SANTA FE – The New Mexico Public Education Department is working with school districts and internet providers to expand broadband access in rural areas struggling with remote learning, according to lawyers for the state.
In a response filed in court this week, the lawyers also said school funding hasn’t been cut since the pandemic started.
The filing comes after plaintiffs in a landmark education lawsuit argued that the state’s attempts to provide internet access and learning devices were “woefully insufficient.”
In a motion filed in December, the plaintiffs asked state District Judge Matthew Wilson to order the state to connect more children to online learning by immediately identifying students who lack laptops or tablets and providing internet vouchers for at-risk households.
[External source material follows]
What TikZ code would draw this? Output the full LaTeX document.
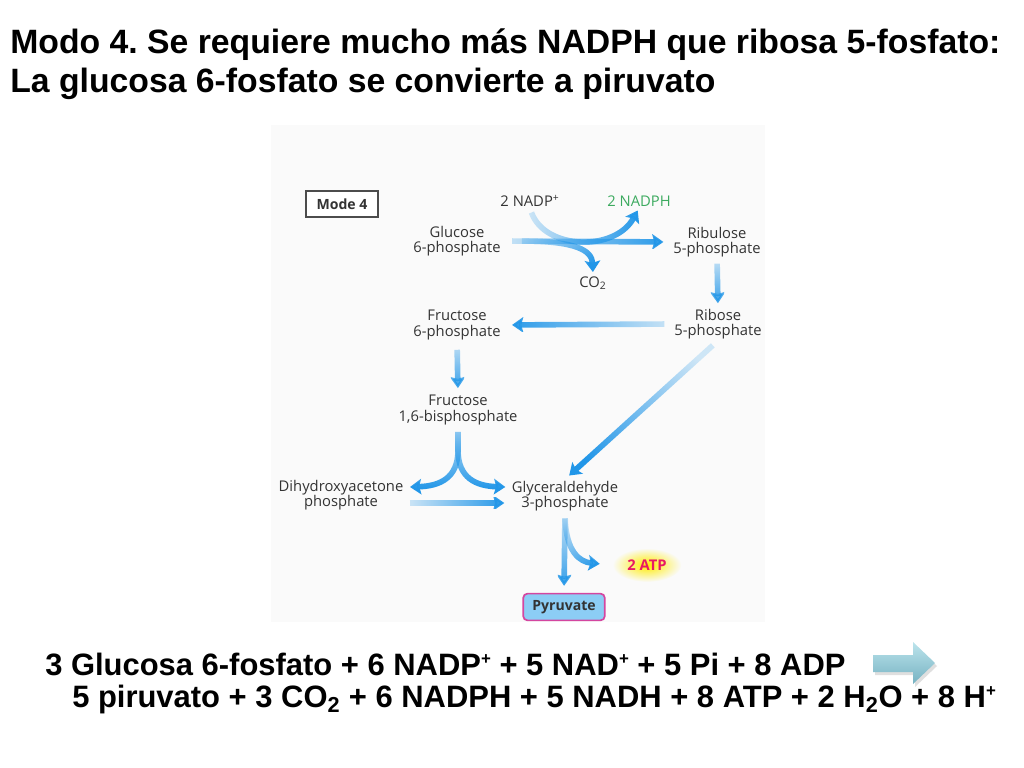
\documentclass[tikz,border=0pt]{standalone}
\usepackage{fontspec}
\setmainfont{Liberation Sans}
\newfontfamily\figfont{Open Sans}
\usetikzlibrary{arrows.meta,%
                fadings,%
                shapes.geometric,%
                calc}
\definecolor{flowblue}{RGB}{33,150,232}
\definecolor{figtext}{RGB}{51,51,51}
\definecolor{figback}{RGB}{250,250,250}
\definecolor{nadphgreen}{RGB}{60,170,95}
\definecolor{atpred}{RGB}{232,25,100}
\definecolor{pyrfill}{RGB}{140,205,245}
\definecolor{pyrline}{RGB}{212,70,160}
\definecolor{blockhi}{RGB}{188,228,236}
\definecolor{blocklo}{RGB}{118,178,194}
\tikzfading[name=flowfade,left color=transparent!80,middle color=transparent!15,right color=transparent!0]
\newcommand{\smallplus}{\raisebox{0.62ex}{\fontsize{12}{12}\selectfont +}}
\frenchspacing

\begin{document}
\begin{tikzpicture}[x=0.025cm,y=-0.025cm]
  \useasboundingbox (0,0) rectangle (1024,768);
  \tikzstyle{slide}=[font=\bfseries\fontsize{24}{28}\selectfont,inner sep=0pt,anchor=base west]
  \tikzstyle{eqn}=[font=\bfseries\fontsize{22}{26}\selectfont,inner sep=0pt,anchor=base west]
  \tikzstyle{metab}=[font=\figfont\fontsize{10.5}{10.8}\selectfont,text=figtext,align=center,inner sep=1pt]
  \tikzstyle{modebox}=[draw=gray!60!black,line width=1.3pt,fill=white,text=figtext,
    font=\figfont\bfseries\fontsize{10}{12}\selectfont,minimum width=51pt,minimum height=18pt]
  \tikzstyle{pyrbox}=[draw=pyrline,line width=1.2pt,fill=pyrfill,rounded corners=3pt,text=figtext,
    font=\figfont\bfseries\fontsize{10}{12}\selectfont,minimum width=58pt,minimum height=19pt]
  \tikzstyle{atpglow}=[ellipse,inner color=yellow!85!orange,outer color=figback,text=atpred,
    font=\figfont\bfseries\fontsize{10.5}{12}\selectfont,minimum width=44pt,minimum height=24pt]
  \tikzstyle{flow}=[draw=flowblue,line width=4pt,path fading=flowfade,
    -{Stealth[length=8pt,width=11pt,inset=1.5pt]}]
  % slide text
  \node[slide] (title1) at (10,54) {Modo 4. Se requiere mucho más NADPH que ribosa 5-fosfato:};
  \node[slide] (title2) at (10,93) {La glucosa 6-fosfato se convierte a piruvato};
  \node[eqn] (eqleft) at (45,675) {3 Glucosa 6-fosfato + 6 NADP\smallplus{} + 5 NAD\smallplus{} + 5 Pi + 8 ADP};
  \node[eqn] (eqright) at (72,707) {5 piruvato + 3 CO\textsubscript{2} + 6 NADPH + 5 NADH + 8 ATP + 2 H\textsubscript{2}O + 8 H\smallplus};
  \fill[gray!25] (875,658) -- (915,658) -- (915,645) -- (937,666) -- (915,687) -- (915,675) -- (875,675) -- cycle;
  \shade[top color=blockhi,bottom color=blocklo] (873,655) -- (913,655) -- (913,642) -- (935,663)
    -- (913,684) -- (913,672) -- (873,672) -- cycle;
  % figure
  \fill[figback] (271,125) rectangle (765,622);
  \node[modebox] (mode) at (342,204) {Mode 4};
  \node[metab] (nadp) at (530,201) {2 NADP\textsuperscript{+}};
  \node[metab,text=nadphgreen] (nadph) at (639,201) {2 NADPH};
  \node[metab] (glc) at (457,241) {Glucose\\6-phosphate};
  \node[metab] (rbl) at (717,242) {Ribulose\\5-phosphate};
  \node[metab] (co2) at (593,283) {CO\textsubscript{2}};
  \node[metab] (f6p) at (457,325) {Fructose\\6-phosphate};
  \node[metab] (r5p) at (718,324) {Ribose\\5-phosphate};
  \node[metab] (fbp) at (458,410) {Fructose\\1,6-bisphosphate};
  \node[metab] (dhap) at (341,495) {Dihydroxyacetone\\phosphate};
  \node[metab] (gap) at (565,496) {Glyceraldehyde\\3-phosphate};
  \node[atpglow] (atp) at (647,565) {2 ATP};
  \node[pyrbox] (pyr) at (564,607) {Pyruvate};
  \draw[flow,shorten <=7pt,shorten >=6pt] (glc.east) -- (rbl.west);
  \draw[flow,shorten <=3pt,shorten >=2pt] (nadp.south) .. controls (545,250) and (615,252) .. (nadph.south);
  \draw[flow,fading angle=-30,shorten <=14pt,shorten >=2pt] (glc.east) .. controls (575,241) and (592,250) .. (co2.north);
  \draw[flow,fading angle=-90,shorten <=3.5pt,shorten >=3pt] (rbl.south) -- (r5p.north);
  \draw[flow,fading angle=180,shorten <=6pt,shorten >=7pt] (r5p.west) -- (f6p.east);
  \draw[flow,fading angle=-90,shorten <=6pt,shorten >=4pt] (f6p.south) -- (fbp.north);
  \draw[flow,fading angle=-139,shorten <=5pt,shorten >=4pt] (r5p.south) -- (gap.north);
  \draw[flow,fading angle=-90,shorten <=4pt] (fbp.south) -- ++(0,24) .. controls (458,478) and (440,486) .. ($(dhap.east)+(5,-8)$);
  \draw[flow,fading angle=-90,shorten <=4pt] (fbp.south) -- ++(0,24) .. controls (458,478) and (476,486) .. ($(gap.west)+(-5,-9)$);
  \draw[flow] ($(dhap.east)+(5,8)$) -- ($(gap.west)+(-6,7)$);
  \draw[flow,fading angle=-90,shorten <=4pt,shorten >=5pt] (gap.south) -- (pyr.north);
  \draw[flow,fading angle=-60,shorten <=4pt,shorten >=9pt] (gap.south) .. controls (566,552) and (580,562) .. (atp.west);
\end{tikzpicture}
\end{document}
With in-person learning currently off limits, the inability to access remote classes has been a challenge for many rural and low-income students, particularly Native American children living on tribal lands.
Court documents show the Public Education Department mapped more than 500 public Wi-Fi hot spots around the state and obtained thousands of quotes from internet service providers for 19,000 students in rural areas. The agency also distributed about 6,200 laptops and 700 residential hot spots, all of which went to tribal communities.
The documents also show school districts had access to $6 million in federal relief aid and state emergency funding to buy laptops and hot spot devices and help families pay for internet access.
The state also provided a question-and-answer sheet to find ways to provide students with internet access and created a special team to help solve connectivity issues, the Santa Fe New Mexican reported.
In 2018, a state district court ruled in favor of Navajo and Hispanic plaintiffs, finding that New Mexico failed to provide adequate educational opportunities to poor and minority students and those with disabilities. The long-running case has been a driving force in educational policy in a state where per-student spending and educational achievement hover near the bottom of national rankings.
In June, a judge rejected Democratic Gov. Michelle Lujan Grisham’s attempt to have the case dismissed.
State officials have argued that they share the goals of the litigants but don’t want courts micro-managing policy.